Environmental scientist speaks up on necessity of legislation for reduction of oil drilling disaster risks
(tba) About two years after the oil drilling disaster in the Gulf of Mexico, the column of the respected science journal Nature has featured an article by Dr. Donald Boesch, Professor of marine science and president of the University of Maryland Center for Environmental Science in Cambridge, reminding of the necessity of legislation to reduce the risk of disasters caused by oil drilling in coastal and ocean zones, to improve safety and to protect the environment.
Dr. Boesch "served on the US president's commission that produced the report Deep Water: The Gulf Oil Disaster and the Future of Offshore Drilling" and concluded, "that the root causes of the blowout and explosion were deficiencies in regulatory oversight and multiple poor decisions made in the absence of a comprehensive risk-management system."
The scientist states that when working for this commission, he was "impressed by the technologies developed to produce hydrocarbons from ever deeper, more highly pressured formations, but surprised by the lack of sophistication in techniques for detecting and controlling risk, containing the flow of hydrocarbons, collecting spilled oil and protecting vulnerable resources."
If important lessons from the Deepwater Horizon disaster in the Gulf of Mexico are "not to be lost as the events of 2010 fade from memory", he argues, "there is a pressing need to change the law to make such accidents less likely, and our response more effective."
While BP has reached a settlement at court, paying out some of the affected businesses (CNN reported), the true extent of impacts of the catastrophe on the fisheries and tourism sectors, on health, biodiversity and the economic and biological environment arestill unknown.
A recent study has revealed an unprecedented impact of the oil spill on the deep ocean, in particular on coral communities, and Al Jazeera reported yesterday about the findings of mutated shrimp, deformed fish and clawless crabs.
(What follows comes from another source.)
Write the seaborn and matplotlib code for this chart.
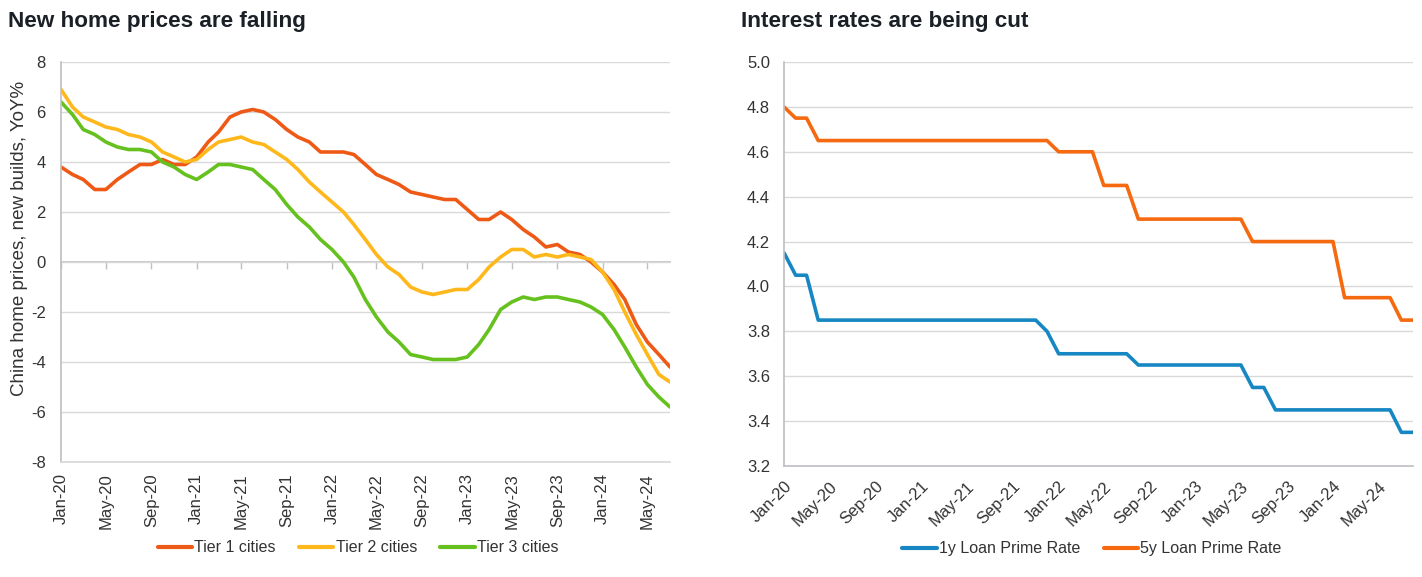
import matplotlib
matplotlib.use("Agg")
import matplotlib.pyplot as plt
import matplotlib.dates as mdates
from matplotlib.lines import Line2D
import seaborn as sns
import pandas as pd
import numpy as np

# ---------------- data ----------------
home_months = pd.date_range("2020-01-01", "2024-07-01", freq="MS")
rate_months = pd.date_range("2020-01-01", "2024-08-01", freq="MS")

tier1 = [3.8, 3.5, 3.3, 2.9, 2.9, 3.3, 3.6, 3.9, 3.9, 4.1, 3.9, 3.9,
         4.2, 4.8, 5.2, 5.8, 6.0, 6.1, 6.0, 5.7, 5.3, 5.0, 4.8, 4.4,
         4.4, 4.4, 4.3, 3.9, 3.5, 3.3, 3.1, 2.8, 2.7, 2.6, 2.5, 2.5,
         2.1, 1.7, 1.7, 2.0, 1.7, 1.3, 1.0, 0.6, 0.7, 0.4, 0.3, 0.0,
         -0.4, -0.9, -1.5, -2.5, -3.2, -3.7, -4.2]
tier2 = [6.9, 6.2, 5.8, 5.6, 5.4, 5.3, 5.1, 5.0, 4.8, 4.4, 4.2, 4.0,
         4.1, 4.5, 4.8, 4.9, 5.0, 4.8, 4.7, 4.4, 4.1, 3.7, 3.2, 2.8,
         2.4, 2.0, 1.5, 0.9, 0.3, -0.2, -0.5, -1.0, -1.2, -1.3, -1.2, -1.1,
         -1.1, -0.7, -0.2, 0.2, 0.5, 0.5, 0.2, 0.3, 0.2, 0.3, 0.2, 0.1,
         -0.4, -1.1, -2.0, -2.9, -3.7, -4.5, -4.8]
tier3 = [6.4, 5.9, 5.3, 5.1, 4.8, 4.6, 4.5, 4.5, 4.4, 4.0, 3.8, 3.5,
         3.3, 3.6, 3.9, 3.9, 3.8, 3.7, 3.3, 2.9, 2.3, 1.8, 1.4, 0.9,
         0.5, 0.0, -0.6, -1.5, -2.2, -2.8, -3.2, -3.7, -3.8, -3.9, -3.9, -3.9,
         -3.8, -3.3, -2.7, -1.9, -1.6, -1.4, -1.5, -1.4, -1.4, -1.5, -1.6, -1.8,
         -2.1, -2.7, -3.4, -4.2, -4.9, -5.4, -5.8]

lpr_1y = [4.15, 4.05, 4.05, 3.85, 3.85, 3.85, 3.85, 3.85, 3.85, 3.85, 3.85, 3.85,
          3.85, 3.85, 3.85, 3.85, 3.85, 3.85, 3.85, 3.85, 3.85, 3.85, 3.85, 3.80,
          3.70, 3.70, 3.70, 3.70, 3.70, 3.70, 3.70, 3.65, 3.65, 3.65, 3.65, 3.65,
          3.65, 3.65, 3.65, 3.65, 3.65, 3.55, 3.55, 3.45, 3.45, 3.45, 3.45, 3.45,
          3.45, 3.45, 3.45, 3.45, 3.45, 3.45, 3.35, 3.35]
lpr_5y = [4.80, 4.75, 4.75, 4.65, 4.65, 4.65, 4.65, 4.65, 4.65, 4.65, 4.65, 4.65,
          4.65, 4.65, 4.65, 4.65, 4.65, 4.65, 4.65, 4.65, 4.65, 4.65, 4.65, 4.65,
          4.60, 4.60, 4.60, 4.60, 4.45, 4.45, 4.45, 4.30, 4.30, 4.30, 4.30, 4.30,
          4.30, 4.30, 4.30, 4.30, 4.30, 4.20, 4.20, 4.20, 4.20, 4.20, 4.20, 4.20,
          4.20, 3.95, 3.95, 3.95, 3.95, 3.95, 3.85, 3.85]

home_series = ["Tier 1 cities", "Tier 2 cities", "Tier 3 cities"]
rate_series = ["1y Loan Prime Rate", "5y Loan Prime Rate"]
home_colors = ["#EE5A16", "#FFB81C", "#66C11E"]
rate_colors = ["#1787C4", "#F56A10"]
home_yticks = [-8, -6, -4, -2, 0, 2, 4, 6, 8]
rate_yticks = [3.2, 3.4, 3.6, 3.8, 4.0, 4.2, 4.4, 4.6, 4.8, 5.0]
titles = ["New home prices are falling", "Interest rates are being cut"]
home_ylabel = "China home prices, new builds, YoY%"

df_home = pd.DataFrame({
    "date": list(home_months) * 3,
    "value": tier1 + tier2 + tier3,
    "series": sum([[s] * len(home_months) for s in home_series], []),
})
df_rate = pd.DataFrame({
    "date": list(rate_months) * 2,
    "value": lpr_1y + lpr_5y,
    "series": sum([[s] * len(rate_months) for s in rate_series], []),
})

# ---------------- style ----------------
sns.set_theme(style="white")
plt.rcParams["font.family"] = ["Liberation Sans", "DejaVu Sans"]

GRID = "#D9D9D9"
AXIS = "#BFBFC4"
TXT = "#333333"
TITLE = "#1B2027"
W, H = 1422, 577
TICKFS = 12

fig = plt.figure(figsize=(W / 100, H / 100), dpi=100)
fig.patch.set_facecolor("white")
ax1 = fig.add_axes([61 / W, 1 - 462 / H, (670 - 61) / W, 400 / H])
ax2 = fig.add_axes([784 / W, 1 - 466 / H, (1413 - 784) / W, 404 / H])

lw = 2.6
sns.lineplot(data=df_home, x="date", y="value", hue="series", hue_order=home_series,
             palette=home_colors, linewidth=lw, ax=ax1, legend=False)
sns.lineplot(data=df_rate, x="date", y="value", hue="series", hue_order=rate_series,
             palette=rate_colors, linewidth=lw, ax=ax2, legend=False)

# ---------------- left axes ----------------
ax1.set_xlim(home_months[0], home_months[-1])
ax1.set_ylim(-8, 8)
ax1.set_yticks(home_yticks)
ax1.set_yticklabels([str(v) for v in home_yticks])
ax1.yaxis.grid(True, color=GRID, lw=1)
ax1.set_axisbelow(True)
xt1 = home_months[::4]
ax1.set_xticks(xt1)
ax1.set_xticklabels([d.strftime("%b-%y") for d in xt1], rotation=90)
ax1.tick_params(axis="x", length=0, pad=8, labelsize=TICKFS, labelcolor=TXT)
ax1.tick_params(axis="y", length=5, width=1, color=AXIS, direction="out",
                pad=6, labelsize=TICKFS, labelcolor=TXT)
for s in ["top", "right"]:
    ax1.spines[s].set_visible(False)
ax1.spines["bottom"].set_color(GRID)
ax1.spines["left"].set_color(AXIS)
ax1.spines["left"].set_linewidth(1.2)
ax1.set_xlabel("")
ax1.set_ylabel("")

sec = ax1.secondary_xaxis(0.5)
sec.set_alignment("bottom")
sec.set_xticks(mdates.date2num(xt1))
sec.set_xticklabels([""] * len(xt1))
sec.tick_params(axis="x", length=5, width=1, color=AXIS, direction="out")
sec.spines["bottom"].set_color(AXIS)
sec.spines["bottom"].set_linewidth(1.2)

# ---------------- right axes ----------------
ax2.set_xlim(rate_months[0], rate_months[-1])
ax2.set_ylim(3.2, 5.0)
ax2.set_yticks(rate_yticks)
ax2.set_yticklabels([f"{v:.1f}" for v in rate_yticks])
ax2.yaxis.grid(True, color=GRID, lw=1)
ax2.set_axisbelow(True)
xt2 = rate_months[:53:4]
ax2.set_xticks(xt2)
ax2.set_xticklabels([d.strftime("%b-%y") for d in xt2], rotation=45,
                    ha="right", va="top", rotation_mode="anchor")
ax2.tick_params(axis="x", length=5, width=1, color=AXIS, direction="out",
                pad=4, labelsize=TICKFS, labelcolor=TXT)
ax2.tick_params(axis="y", length=5, width=1, color=AXIS, direction="out",
                pad=5, labelsize=TICKFS, labelcolor=TXT)
for s in ["top", "right"]:
    ax2.spines[s].set_visible(False)
ax2.spines["bottom"].set_color(AXIS)
ax2.spines["left"].set_color(AXIS)
ax2.spines["bottom"].set_linewidth(1.2)
ax2.spines["left"].set_linewidth(1.2)
ax2.set_xlabel("")
ax2.set_ylabel("")

# ---------------- text ----------------
fig.text(8 / W, 1 - 27 / H, titles[0], fontsize=16.2, fontweight="bold",
         color=TITLE, ha="left", va="baseline")
fig.text(741 / W, 1 - 27 / H, titles[1], fontsize=16.2, fontweight="bold",
         color=TITLE, ha="left", va="baseline")
fig.text(19.5 / W, 1 - 238 / H, home_ylabel, rotation=90, fontsize=13.5,
         color=TXT, ha="center", va="center")

# ---------------- legends ----------------
h1 = [Line2D([], [], color=c, lw=3) for c in home_colors]
fig.legend(h1, home_series, loc="center", bbox_to_anchor=(358 / W, 1 - 548 / H),
           ncol=3, frameon=False, fontsize=11.5, handlelength=2.15,
           handletextpad=0.15, columnspacing=1.45, labelcolor=TXT)
h2 = [Line2D([], [], color=c, lw=3) for c in rate_colors]
fig.legend(h2, rate_series, loc="center", bbox_to_anchor=(1092 / W, 1 - 549 / H),
           ncol=2, frameon=False, fontsize=11.5, handlelength=2.15,
           handletextpad=0.15, columnspacing=1.45, labelcolor=TXT)

fig.savefig("out.png", dpi=100, facecolor="white")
According to the article, local fishermen also mention "eyeless fish, and fish lacking even eye-sockets, and fish with lesions, fish without covers over their gills, and others with large pink masses hanging off their eyes and gills". The Guardian reported about the current difficulties faced by the courts of finding a money value for the masses of dolphins that had died.
Finally, the report of the US president`s commission and the impacts of the Deep Water Horizon incident show clearly that, given a lack of sophisticated techniques for detecting and controlling risk and protecting vulnerable resources even in the United States, small, vulnerable economies in the Caribbean and the Pacific must be even more careful when engaging in oil drilling in coastal and ocean zones and should enact proactive legislation to avoid disaster risks from oil drilling.